Obelisk supports the following auras (see ch12-literals for representing the atomic types):

Aura Description
@c UTF-32
@da date
@dr timespan
@f loobean
@if IPv4 address
@is IPv6 address
@p ship name
@q phonemic base
@rh half float (16b)
@rs single float (32b)
@rd double float (64b)
@rq quad float (128b)
@sb signed (low bit) binary
@sd signed (low bit) decimal
@sv signed (low bit) base32
@sw signed (low bit) base64
@sx signed (low bit) hexadecimal
@t UTF-8 text (cord)
@ta ASCII text (knot, url safe)
@tas ASCII text (term)
@ub unsigned binary
@ud unsigned decimal
@uv unsigned base32
@uw unsigned base64
@ux unsigned hexadecimal

Columns are typed by an aura and indexed by name.

<column-type> ::=
  <aura/name>

Table Row and Table Types

All datasets in Obelisk are sets, meaning each typed element, <row-type>, only exists once. Datasets are also commonly regarded as tables, which is accurate when the index of each cell (row/column intersection) can be calculated. This calculation is possible when the SELECT statement includes an ORDER BY clause.

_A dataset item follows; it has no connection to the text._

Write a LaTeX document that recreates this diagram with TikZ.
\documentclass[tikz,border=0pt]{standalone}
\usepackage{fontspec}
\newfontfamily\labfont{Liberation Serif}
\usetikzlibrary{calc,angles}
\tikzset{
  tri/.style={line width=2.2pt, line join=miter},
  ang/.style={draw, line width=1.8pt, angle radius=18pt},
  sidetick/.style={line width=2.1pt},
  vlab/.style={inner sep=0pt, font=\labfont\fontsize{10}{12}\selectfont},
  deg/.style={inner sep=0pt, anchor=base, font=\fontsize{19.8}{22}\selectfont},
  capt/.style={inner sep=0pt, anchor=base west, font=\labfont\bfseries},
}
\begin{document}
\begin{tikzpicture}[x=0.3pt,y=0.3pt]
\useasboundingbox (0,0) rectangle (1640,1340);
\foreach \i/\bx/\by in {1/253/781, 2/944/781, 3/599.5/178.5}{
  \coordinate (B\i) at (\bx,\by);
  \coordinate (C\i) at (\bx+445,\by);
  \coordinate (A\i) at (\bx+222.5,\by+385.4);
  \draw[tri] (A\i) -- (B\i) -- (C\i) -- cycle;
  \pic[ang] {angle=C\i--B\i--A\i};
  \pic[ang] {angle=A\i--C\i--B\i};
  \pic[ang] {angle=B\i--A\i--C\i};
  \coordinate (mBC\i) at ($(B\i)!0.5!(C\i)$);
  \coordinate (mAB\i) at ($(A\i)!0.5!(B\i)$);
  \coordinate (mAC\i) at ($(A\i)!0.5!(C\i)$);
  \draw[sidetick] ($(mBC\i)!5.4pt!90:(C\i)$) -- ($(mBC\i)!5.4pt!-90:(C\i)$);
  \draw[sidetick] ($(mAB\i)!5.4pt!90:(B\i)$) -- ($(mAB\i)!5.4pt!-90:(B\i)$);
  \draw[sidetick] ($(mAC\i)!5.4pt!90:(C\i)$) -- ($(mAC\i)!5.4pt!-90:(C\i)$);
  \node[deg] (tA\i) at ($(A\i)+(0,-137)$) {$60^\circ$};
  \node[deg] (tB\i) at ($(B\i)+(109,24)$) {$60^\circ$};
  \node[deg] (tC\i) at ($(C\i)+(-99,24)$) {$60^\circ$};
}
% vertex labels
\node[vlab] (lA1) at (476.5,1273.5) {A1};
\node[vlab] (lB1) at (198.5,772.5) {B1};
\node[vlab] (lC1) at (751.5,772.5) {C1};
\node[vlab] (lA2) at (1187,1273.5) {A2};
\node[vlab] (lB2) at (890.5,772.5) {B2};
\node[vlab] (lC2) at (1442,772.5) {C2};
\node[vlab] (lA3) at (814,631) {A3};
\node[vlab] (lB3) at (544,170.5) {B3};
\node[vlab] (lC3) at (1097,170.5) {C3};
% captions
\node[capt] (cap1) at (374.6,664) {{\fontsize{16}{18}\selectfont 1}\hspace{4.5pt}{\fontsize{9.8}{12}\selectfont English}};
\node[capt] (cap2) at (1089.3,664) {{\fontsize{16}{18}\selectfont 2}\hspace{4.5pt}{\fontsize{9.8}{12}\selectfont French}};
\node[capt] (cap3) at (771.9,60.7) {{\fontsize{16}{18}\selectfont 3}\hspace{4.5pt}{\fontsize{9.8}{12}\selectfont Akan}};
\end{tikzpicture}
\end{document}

All tables originate from, or are derived from, base tables created by the CREATE TABLE command.

A base-table (<table>) row has a default type, which is the table's atomic aura-typed columns in a fixed order.

<row-type> ::= list <aura>

Each base table is typed by its <row-type>.

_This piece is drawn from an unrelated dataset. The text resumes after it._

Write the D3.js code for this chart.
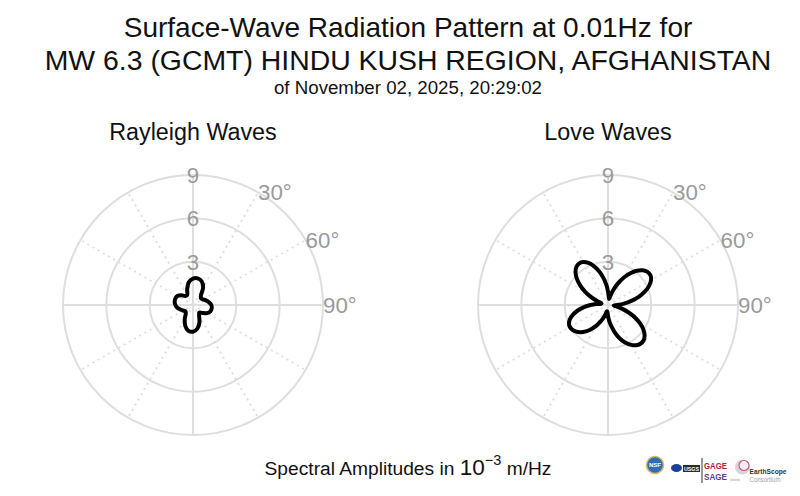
<!DOCTYPE html>
<html><head><meta charset="utf-8">
<script src="https://cdn.jsdelivr.net/npm/d3@7/dist/d3.min.js"></script>
<style>
body{margin:0;background:#fff}
svg{display:block}
text{font-family:"Liberation Sans",Arial,Helvetica,sans-serif}
</style>
</head><body>
<svg id="chart" width="800" height="496"></svg>
<script>
// ---------- data ----------
const rayleighAz = d3.range(0, 360, 10); // degrees, clockwise from north
const rayleighAmp = [1.83,1.87,1.75,1.40,0.85,0.72,0.78,0.95,1.12,1.27,1.32,1.28,
                     1.12,0.85,0.68,0.85,1.30,1.68,1.85,1.82,1.55,1.15,0.78,0.68,
                     0.78,0.92,1.10,1.22,1.29,1.30,1.24,1.05,0.82,0.80,1.18,1.62];
const loveAz = d3.range(0, 360, 5);
const loveAmp = [0.95,0.57,0.42,0.71,1.16,1.67,2.20,2.69,3.10,3.40,3.57,3.59,
                 3.44,3.14,2.71,2.20,1.64,1.11,0.66,0.40,
                 0.63,1.03,1.52,2.08,2.58,3.00,3.31,3.48,3.50,3.40,3.19,2.88,2.50,2.06,1.57,1.15,0.77,0.49,
                 0.44,0.65,0.96,1.31,1.69,2.05,2.38,2.66,2.87,3.00,3.05,2.98,2.79,2.49,2.10,1.67,1.22,0.81,0.50,
                 0.46,0.81,1.29,1.82,2.34,2.81,3.18,3.42,3.50,3.43,3.21,2.87,2.44,1.94,1.43];
const radialTicks = [3, 6, 9];
const radialMax = 9;
const angleTickValues = [30, 60, 90];
const angleTickLabels = ["30°", "60°", "90°"];
const spokeAngles = d3.range(0, 360, 30);
const panelTitles = ["Rayleigh Waves", "Love Waves"];
const titleLines = ["Surface-Wave Radiation Pattern at 0.01Hz for",
                    "MW 6.3 (GCMT) HINDU KUSH REGION, AFGHANISTAN",
                    "of November 02, 2025, 20:29:02"];

// ---------- drawing ----------
const svg = d3.select("#chart");
const W = 800, H = 496;
svg.append("rect").attr("width", W).attr("height", H).attr("fill", "#fff");

const R = 130;
const rScale = d3.scaleLinear().domain([0, radialMax]).range([0, R]);
const toRad = d => d * Math.PI / 180;
const gridColor = "#dedede";
const tickColor = "#9a9a9a";

function polarPanel(cx, cy, az, values, title) {
  const g = svg.append("g").attr("transform", `translate(${cx},${cy})`);
  spokeAngles.filter(a => a % 90 !== 0).forEach(a => {
    const x = rScale(radialMax) * Math.sin(toRad(a)), y = -rScale(radialMax) * Math.cos(toRad(a));
    g.append("line").attr("x1", 0).attr("y1", 0).attr("x2", x).attr("y2", y)
      .attr("stroke", gridColor).attr("stroke-width", 2).attr("stroke-dasharray", "2,4");
  });
  [0, 90].forEach(a => {
    const x = rScale(radialMax) * Math.sin(toRad(a)), y = -rScale(radialMax) * Math.cos(toRad(a));
    g.append("line").attr("x1", -x).attr("y1", -y).attr("x2", x).attr("y2", y)
      .attr("stroke", gridColor).attr("stroke-width", 2);
  });
  radialTicks.forEach(t => {
    g.append("circle").attr("r", rScale(t)).attr("fill", "none")
      .attr("stroke", gridColor).attr("stroke-width", 2);
  });
  radialTicks.forEach(t => {
    g.append("text").attr("x", 0).attr("y", -rScale(t)).attr("dy", "0.36em")
      .attr("text-anchor", "middle").attr("font-size", 22.3).attr("fill", tickColor).text(t);
  });
  angleTickValues.forEach((a, i) => {
    const x = rScale(radialMax) * Math.sin(toRad(a)), y = -rScale(radialMax) * Math.cos(toRad(a));
    g.append("text").attr("x", x).attr("y", y).attr("dy", "0.36em")
      .attr("text-anchor", "start").attr("font-size", 22.3).attr("fill", tickColor).text(angleTickLabels[i]);
  });
  const line = d3.lineRadial()
    .angle((d, i) => toRad(az[i]))
    .radius(d => rScale(d))
    .curve(d3.curveCatmullRomClosed.alpha(0.5));
  g.append("path").attr("d", line(values)).attr("fill", "none")
    .attr("stroke", "#000").attr("stroke-width", 4).attr("stroke-linejoin", "round");
  svg.append("text").attr("x", cx).attr("y", 139.5).attr("text-anchor", "middle")
    .attr("font-size", 23.3).attr("fill", "#111").text(title);
}

polarPanel(193, 305, rayleighAz, rayleighAmp, panelTitles[0]);
polarPanel(608, 305, loveAz, loveAmp, panelTitles[1]);

// main title
const tcx = 408;
svg.append("text").attr("x", tcx).attr("y", 37).attr("text-anchor", "middle")
  .attr("font-size", 28).attr("fill", "#111").text(titleLines[0]);
svg.append("text").attr("x", tcx).attr("y", 70).attr("text-anchor", "middle")
  .attr("font-size", 28.4).attr("fill", "#111").text(titleLines[1]);
svg.append("text").attr("x", tcx).attr("y", 94).attr("text-anchor", "middle")
  .attr("font-size", 18.7).attr("fill", "#111").text(titleLines[2]);

// bottom axis caption
const cap = svg.append("text").attr("x", tcx).attr("y", 475).attr("text-anchor", "middle")
  .attr("font-size", 19.2).attr("fill", "#111");
cap.append("tspan").text("Spectral Amplitudes in ");
cap.append("tspan").attr("font-size", 22.5).text("10");
cap.append("tspan").attr("font-size", 14.5).attr("dy", -10).text("−3");
cap.append("tspan").attr("dy", 10).text(" m/Hz");

// logos (approximate)
const lg = svg.append("g");
lg.append("circle").attr("cx", 655).attr("cy", 465).attr("r", 8.5).attr("fill", "#2f6db8").attr("stroke", "#d9b85a").attr("stroke-width", 1.5);
lg.append("text").attr("x", 655).attr("y", 467).attr("text-anchor", "middle").attr("font-size", 6).attr("font-weight", "bold").attr("fill", "#fff").text("NSF");
lg.append("ellipse").attr("cx", 676.5).attr("cy", 468).attr("rx", 5.5).attr("ry", 4).attr("fill", "#1d3f95");
lg.append("rect").attr("x", 683).attr("y", 465).attr("width", 17).attr("height", 7).attr("fill", "#2b2b2b");
lg.append("text").attr("x", 691.5).attr("y", 471).attr("text-anchor", "middle").attr("font-size", 6)
  .attr("textLength", 15).attr("lengthAdjust", "spacingAndGlyphs").attr("font-weight", "bold").attr("fill", "#fff").text("USGS");
lg.append("line").attr("x1", 702).attr("x2", 702).attr("y1", 458).attr("y2", 483).attr("stroke", "#333").attr("stroke-width", 1);
lg.append("text").attr("x", 704).attr("y", 469).attr("font-size", 9).attr("textLength", 23).attr("lengthAdjust", "spacingAndGlyphs")
  .attr("font-weight", "bold").attr("fill", "#b3203c").text("GAGE");
lg.append("text").attr("x", 704).attr("y", 480).attr("font-size", 9).attr("textLength", 23).attr("lengthAdjust", "spacingAndGlyphs")
  .attr("font-weight", "bold").attr("fill", "#5b3c8c").text("SAGE");
lg.append("circle").attr("cx", 742.5).attr("cy", 467).attr("r", 7.5).attr("fill", "#d4d4dc");
lg.append("circle").attr("cx", 744).attr("cy", 465.5).attr("r", 5).attr("fill", "#eef0f6").attr("stroke", "#d65a6a").attr("stroke-width", 1.2);
lg.append("text").attr("x", 730).attr("y", 481).attr("font-size", 3.5).attr("textLength", 10).attr("lengthAdjust", "spacingAndGlyphs")
  .attr("fill", "#888").text("Operated by");
lg.append("text").attr("x", 749.5).attr("y", 474).attr("font-size", 8).attr("textLength", 37).attr("lengthAdjust", "spacingAndGlyphs")
  .attr("font-weight", "bold").attr("fill", "#333").text("EarthScope");
lg.append("text").attr("x", 749.5).attr("y", 481.5).attr("font-size", 7).attr("textLength", 31).attr("lengthAdjust", "spacingAndGlyphs")
  .attr("fill", "#a0a0a0").text("Consortium");
</script>
</body></html>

<table-type> ::= (list <row-type>)

A base table's definition includes a unique primary row order, giving it list type rather than set type. This is not true for all <table-set> instances.

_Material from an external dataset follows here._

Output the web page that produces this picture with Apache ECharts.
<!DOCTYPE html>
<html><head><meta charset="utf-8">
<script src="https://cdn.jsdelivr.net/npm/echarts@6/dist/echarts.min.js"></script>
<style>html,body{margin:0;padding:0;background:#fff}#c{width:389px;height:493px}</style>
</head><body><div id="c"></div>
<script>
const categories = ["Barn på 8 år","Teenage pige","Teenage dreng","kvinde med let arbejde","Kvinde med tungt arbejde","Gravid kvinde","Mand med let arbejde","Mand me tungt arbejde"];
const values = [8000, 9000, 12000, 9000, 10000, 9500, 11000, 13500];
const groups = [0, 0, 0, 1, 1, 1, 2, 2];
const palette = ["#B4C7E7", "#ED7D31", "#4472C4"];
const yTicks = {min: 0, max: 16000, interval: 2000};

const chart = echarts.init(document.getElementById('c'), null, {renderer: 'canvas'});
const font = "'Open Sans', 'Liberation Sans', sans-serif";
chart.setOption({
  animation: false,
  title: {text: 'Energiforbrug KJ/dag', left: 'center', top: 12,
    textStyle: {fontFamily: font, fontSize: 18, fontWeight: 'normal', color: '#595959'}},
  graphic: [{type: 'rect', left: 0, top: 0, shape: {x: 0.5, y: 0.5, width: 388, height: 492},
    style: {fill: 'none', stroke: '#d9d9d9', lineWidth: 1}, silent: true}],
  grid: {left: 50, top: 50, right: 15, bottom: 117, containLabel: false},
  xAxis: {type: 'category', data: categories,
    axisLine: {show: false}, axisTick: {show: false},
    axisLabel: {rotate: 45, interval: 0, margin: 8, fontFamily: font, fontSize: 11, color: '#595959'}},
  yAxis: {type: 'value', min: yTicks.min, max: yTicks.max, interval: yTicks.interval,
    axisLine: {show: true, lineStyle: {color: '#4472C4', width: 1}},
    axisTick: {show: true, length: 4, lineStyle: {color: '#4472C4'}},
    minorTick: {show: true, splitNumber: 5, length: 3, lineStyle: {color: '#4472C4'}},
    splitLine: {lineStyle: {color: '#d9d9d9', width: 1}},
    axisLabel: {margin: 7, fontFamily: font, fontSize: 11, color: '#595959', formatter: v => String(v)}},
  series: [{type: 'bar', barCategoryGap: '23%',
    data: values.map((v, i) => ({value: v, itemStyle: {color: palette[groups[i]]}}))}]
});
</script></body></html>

Rows from <view>s, <common-table-expression>s, and the command output from <transform>, or any other table that is not a base-table, can only have an immutable row order if it is explicitly specified (i.e., the SELECT statement includes an ORDER BY clause). In general, these other tables have types that are unions of <row-type>s.

When the <table-set-type> is a union of <row-type>s. There is a <row-type> representing the full width of the SELECT statement and as many <row-type> sub-types as necessary to represent any unjoined outer JOINs that result in a selected row.

Sub-types align their columns with the all-column <row-type>, regardless of the SELECT statement's construction.

In general, <table-set>s have the type:

<table-set-type> ::= 
  (list <row-type>)
  | (set (<all-column-row-type> | <row-sub-type-1> | ... | <row-sub-type-n> ))

Additional Types

All the static types in Obelisk API are defined in sur/ast/hoon.

Remarks

Even <table>s can be typed as sets, because a SELECT statement without an ORDER BY clause has an undefined row order.

Regardless of the presence of ORDER BY, any <table-set> emitted by any step in a <transform>, a CTE, or a <view> is a list of <row-type> in some (possibly arbitrary) order.

Ultimately, "set" is the most important concept because every <table-set> will have one unique row value for any given sub-type of <row-type>.